_Exercise_
Leave out the pictures and repeat the data exactly.
[start]
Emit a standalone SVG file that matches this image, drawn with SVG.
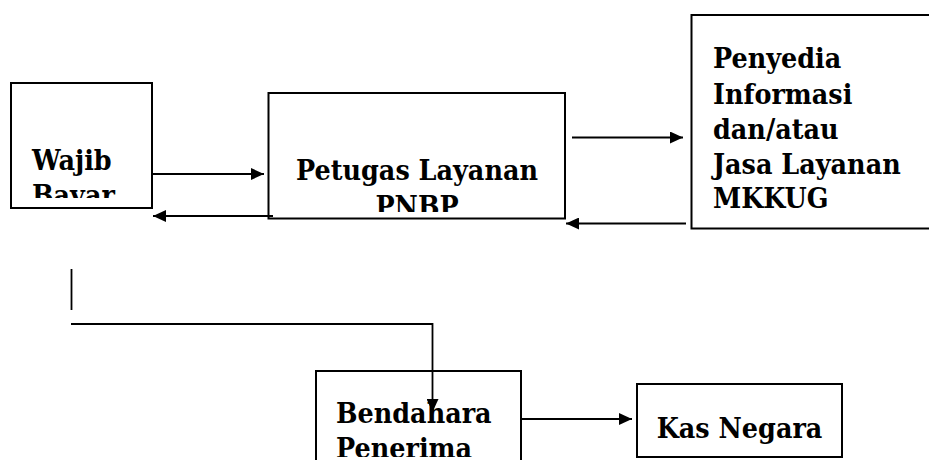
<svg xmlns="http://www.w3.org/2000/svg" width="929" height="460" viewBox="0 0 929 460">
<style>
.box{fill:#fff;stroke:#000;stroke-width:2}
.t{font-family:"DejaVu Serif",serif;font-weight:bold;font-size:25.5px;fill:#000}
.c{fill:none;stroke:#000;stroke-width:1.8}
.a{marker-end:url(#ah)}
</style>
<defs>
<marker id="ah" viewBox="0 0 13 12" refX="13" refY="6" markerWidth="13" markerHeight="12" markerUnits="userSpaceOnUse" orient="auto">
<path d="M0,0 L13,6 L0,12 Z" fill="#000"/>
</marker>
<clipPath id="cw"><rect x="11" y="83" width="141" height="115"/></clipPath>
<clipPath id="cp"><rect x="268" y="93" width="297" height="119"/></clipPath>
<clipPath id="cb"><rect x="316" y="371" width="205" height="86"/></clipPath>
</defs>
<g id="wajib-bayar">
<rect class="box" x="11" y="83" width="141" height="125"/>
<g clip-path="url(#cw)">
<text class="t" transform="matrix(1 0 0 1.1 32 170)">Wajib</text>
<text class="t" transform="matrix(1 0 0 1.1 32 204.5)">Bayar</text>
</g>
</g>
<g id="petugas-layanan">
<rect class="box" x="268.5" y="93" width="296.5" height="125.5"/>
<g clip-path="url(#cp)">
<text class="t" text-anchor="middle" transform="matrix(1 0 0 1.1 417 180)">Petugas Layanan</text>
<text class="t" text-anchor="middle" transform="matrix(1 0 0 1.1 417 216)">PNBP</text>
</g>
</g>
<g id="penyedia">
<rect class="box" x="691.5" y="15" width="250" height="213.5"/>
<text class="t" transform="matrix(1 0 0 1.1 713 68)">Penyedia</text>
<text class="t" transform="matrix(1 0 0 1.1 713 104)">Informasi</text>
<text class="t" transform="matrix(1 0 0 1.1 713 139)">dan/atau</text>
<text class="t" transform="matrix(1 0 0 1.1 713 174)">Jasa Layanan</text>
<text class="t" transform="matrix(1 0 0 1.1 713 208)">MKKUG</text>
</g>
<g id="bendahara-penerima">
<rect class="box" x="316" y="371" width="205" height="100"/>
<g clip-path="url(#cb)">
<text class="t" transform="matrix(1 0 0 1.1 336 423)">Bendahara</text>
<text class="t" transform="matrix(1 0 0 1.1 336 458)">Penerima</text>
</g>
</g>
<g id="kas-negara">
<rect class="box" x="637" y="384" width="205" height="73"/>
<text class="t" text-anchor="middle" transform="matrix(1 0 0 1.1 739.5 438)">Kas Negara</text>
</g>
<g id="connectors">
<line class="c a" x1="152" y1="174" x2="264" y2="174"/>
<line class="c a" x1="273" y1="216" x2="153" y2="216"/>
<line class="c a" x1="572" y1="137.5" x2="683" y2="137.5"/>
<line class="c a" x1="686" y1="223.5" x2="566" y2="223.5"/>
<line class="c" x1="71.5" y1="269" x2="71.5" y2="310"/>
<polyline class="c a" points="71,324 432.5,324 432.5,412"/>
<line class="c a" x1="521" y1="419" x2="632" y2="419"/>
</g>
</svg>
[end]
_Result of the task_
Emit a standalone SVG file that matches this image, drawn with SVG.
<svg xmlns="http://www.w3.org/2000/svg" width="929" height="460" viewBox="0 0 929 460">
<style>
.box{fill:#fff;stroke:#000;stroke-width:2}
.t{font-family:"DejaVu Serif",serif;font-weight:bold;font-size:25.5px;fill:#000}
.c{fill:none;stroke:#000;stroke-width:1.8}
.a{marker-end:url(#ah)}
</style>
<defs>
<marker id="ah" viewBox="0 0 13 12" refX="13" refY="6" markerWidth="13" markerHeight="12" markerUnits="userSpaceOnUse" orient="auto">
<path d="M0,0 L13,6 L0,12 Z" fill="#000"/>
</marker>
<clipPath id="cw"><rect x="11" y="83" width="141" height="115"/></clipPath>
<clipPath id="cp"><rect x="268" y="93" width="297" height="119"/></clipPath>
<clipPath id="cb"><rect x="316" y="371" width="205" height="86"/></clipPath>
</defs>
<g id="wajib-bayar">
<rect class="box" x="11" y="83" width="141" height="125"/>
<g clip-path="url(#cw)">
<text class="t" transform="matrix(1 0 0 1.1 32 170)">Wajib</text>
<text class="t" transform="matrix(1 0 0 1.1 32 204.5)">Bayar</text>
</g>
</g>
<g id="petugas-layanan">
<rect class="box" x="268.5" y="93" width="296.5" height="125.5"/>
<g clip-path="url(#cp)">
<text class="t" text-anchor="middle" transform="matrix(1 0 0 1.1 417 180)">Petugas Layanan</text>
<text class="t" text-anchor="middle" transform="matrix(1 0 0 1.1 417 216)">PNBP</text>
</g>
</g>
<g id="penyedia">
<rect class="box" x="691.5" y="15" width="250" height="213.5"/>
<text class="t" transform="matrix(1 0 0 1.1 713 68)">Penyedia</text>
<text class="t" transform="matrix(1 0 0 1.1 713 104)">Informasi</text>
<text class="t" transform="matrix(1 0 0 1.1 713 139)">dan/atau</text>
<text class="t" transform="matrix(1 0 0 1.1 713 174)">Jasa Layanan</text>
<text class="t" transform="matrix(1 0 0 1.1 713 208)">MKKUG</text>
</g>
<g id="bendahara-penerima">
<rect class="box" x="316" y="371" width="205" height="100"/>
<g clip-path="url(#cb)">
<text class="t" transform="matrix(1 0 0 1.1 336 423)">Bendahara</text>
<text class="t" transform="matrix(1 0 0 1.1 336 458)">Penerima</text>
</g>
</g>
<g id="kas-negara">
<rect class="box" x="637" y="384" width="205" height="73"/>
<text class="t" text-anchor="middle" transform="matrix(1 0 0 1.1 739.5 438)">Kas Negara</text>
</g>
<g id="connectors">
<line class="c a" x1="152" y1="174" x2="264" y2="174"/>
<line class="c a" x1="273" y1="216" x2="153" y2="216"/>
<line class="c a" x1="572" y1="137.5" x2="683" y2="137.5"/>
<line class="c a" x1="686" y1="223.5" x2="566" y2="223.5"/>
<line class="c" x1="71.5" y1="269" x2="71.5" y2="310"/>
<polyline class="c a" points="71,324 432.5,324 432.5,412"/>
<line class="c a" x1="521" y1="419" x2="632" y2="419"/>
</g>
</svg>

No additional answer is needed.